== Required task ==
Give back exactly the lines running from the line that holds "Convert this chart to D3.js code." through the line that holds "const height = 464", ends included, and no other lines.

===== Items

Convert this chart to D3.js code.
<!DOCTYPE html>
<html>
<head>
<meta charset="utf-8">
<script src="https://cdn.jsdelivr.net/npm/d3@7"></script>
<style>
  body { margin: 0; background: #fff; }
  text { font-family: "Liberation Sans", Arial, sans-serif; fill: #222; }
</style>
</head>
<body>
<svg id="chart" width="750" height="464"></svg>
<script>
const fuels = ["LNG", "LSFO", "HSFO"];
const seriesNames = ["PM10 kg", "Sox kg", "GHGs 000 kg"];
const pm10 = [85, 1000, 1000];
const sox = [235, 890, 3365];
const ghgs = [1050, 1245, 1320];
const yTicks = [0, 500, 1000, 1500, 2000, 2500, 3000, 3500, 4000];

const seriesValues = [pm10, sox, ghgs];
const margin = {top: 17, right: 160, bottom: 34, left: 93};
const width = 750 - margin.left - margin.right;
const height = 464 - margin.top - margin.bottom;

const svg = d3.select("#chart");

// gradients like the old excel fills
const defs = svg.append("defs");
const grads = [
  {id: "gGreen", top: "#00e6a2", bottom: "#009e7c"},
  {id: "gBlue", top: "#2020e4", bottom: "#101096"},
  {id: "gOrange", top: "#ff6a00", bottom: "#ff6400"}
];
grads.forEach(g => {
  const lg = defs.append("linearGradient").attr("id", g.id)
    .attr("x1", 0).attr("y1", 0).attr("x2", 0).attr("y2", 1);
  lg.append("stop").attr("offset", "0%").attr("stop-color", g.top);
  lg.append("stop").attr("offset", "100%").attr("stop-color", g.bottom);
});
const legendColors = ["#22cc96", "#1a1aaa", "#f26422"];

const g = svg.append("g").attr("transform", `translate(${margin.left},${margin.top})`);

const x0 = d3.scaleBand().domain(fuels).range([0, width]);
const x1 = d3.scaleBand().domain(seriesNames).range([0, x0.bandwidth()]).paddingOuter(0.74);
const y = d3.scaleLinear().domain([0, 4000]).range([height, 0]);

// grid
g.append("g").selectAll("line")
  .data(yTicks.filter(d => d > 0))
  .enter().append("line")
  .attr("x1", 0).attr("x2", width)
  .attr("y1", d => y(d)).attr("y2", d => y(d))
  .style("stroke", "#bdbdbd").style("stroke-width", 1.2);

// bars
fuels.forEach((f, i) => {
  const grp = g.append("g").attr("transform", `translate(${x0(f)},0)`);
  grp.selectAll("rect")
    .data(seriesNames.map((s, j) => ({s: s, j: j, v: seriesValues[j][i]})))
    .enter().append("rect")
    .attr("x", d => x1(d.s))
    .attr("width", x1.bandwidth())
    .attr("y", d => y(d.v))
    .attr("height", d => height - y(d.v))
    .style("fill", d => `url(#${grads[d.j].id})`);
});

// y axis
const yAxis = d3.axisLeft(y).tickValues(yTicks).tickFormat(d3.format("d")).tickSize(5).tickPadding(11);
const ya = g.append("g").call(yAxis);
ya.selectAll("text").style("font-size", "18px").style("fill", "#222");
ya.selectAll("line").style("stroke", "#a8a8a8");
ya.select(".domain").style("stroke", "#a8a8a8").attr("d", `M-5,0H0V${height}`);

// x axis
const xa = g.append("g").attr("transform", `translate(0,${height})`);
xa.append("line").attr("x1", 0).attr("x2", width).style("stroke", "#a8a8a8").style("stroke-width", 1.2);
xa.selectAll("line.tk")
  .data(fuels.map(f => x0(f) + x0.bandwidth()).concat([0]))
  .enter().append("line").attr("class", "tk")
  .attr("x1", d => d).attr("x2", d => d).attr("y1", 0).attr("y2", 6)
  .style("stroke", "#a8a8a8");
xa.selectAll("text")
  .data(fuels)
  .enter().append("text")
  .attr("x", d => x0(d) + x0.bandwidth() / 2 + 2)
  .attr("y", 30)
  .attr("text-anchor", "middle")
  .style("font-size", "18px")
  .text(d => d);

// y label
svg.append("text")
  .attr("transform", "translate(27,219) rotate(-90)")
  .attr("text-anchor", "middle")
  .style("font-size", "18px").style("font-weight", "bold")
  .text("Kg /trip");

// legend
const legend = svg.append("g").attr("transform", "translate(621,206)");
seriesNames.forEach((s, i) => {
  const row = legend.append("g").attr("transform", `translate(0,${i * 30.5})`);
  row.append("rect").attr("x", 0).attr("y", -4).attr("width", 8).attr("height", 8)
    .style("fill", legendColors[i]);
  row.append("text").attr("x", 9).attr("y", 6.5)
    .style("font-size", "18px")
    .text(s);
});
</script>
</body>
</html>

==========
===== Items

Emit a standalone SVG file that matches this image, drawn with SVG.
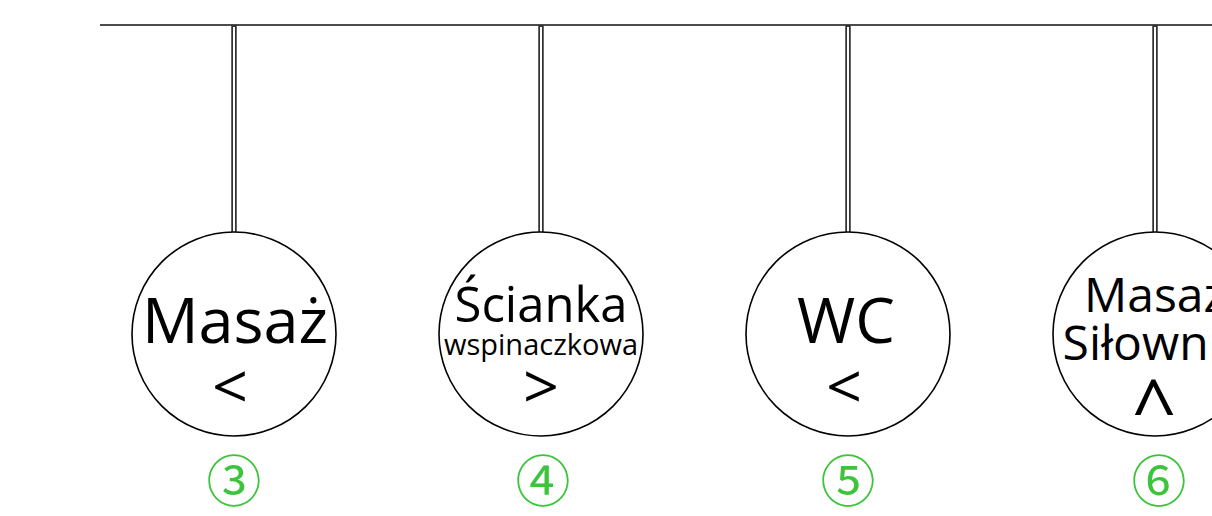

==========

== Answer for this exercise ==
Convert this chart to D3.js code.
<!DOCTYPE html>
<html>
<head>
<meta charset="utf-8">
<script src="https://cdn.jsdelivr.net/npm/d3@7"></script>
<style>
  body { margin: 0; background: #fff; }
  text { font-family: "Liberation Sans", Arial, sans-serif; fill: #222; }
</style>
</head>
<body>
<svg id="chart" width="750" height="464"></svg>
<script>
const fuels = ["LNG", "LSFO", "HSFO"];
const seriesNames = ["PM10 kg", "Sox kg", "GHGs 000 kg"];
const pm10 = [85, 1000, 1000];
const sox = [235, 890, 3365];
const ghgs = [1050, 1245, 1320];
const yTicks = [0, 500, 1000, 1500, 2000, 2500, 3000, 3500, 4000];

const seriesValues = [pm10, sox, ghgs];
const margin = {top: 17, right: 160, bottom: 34, left: 93};
const width = 750 - margin.left - margin.right;
const height = 464 - margin.top - margin.bottom;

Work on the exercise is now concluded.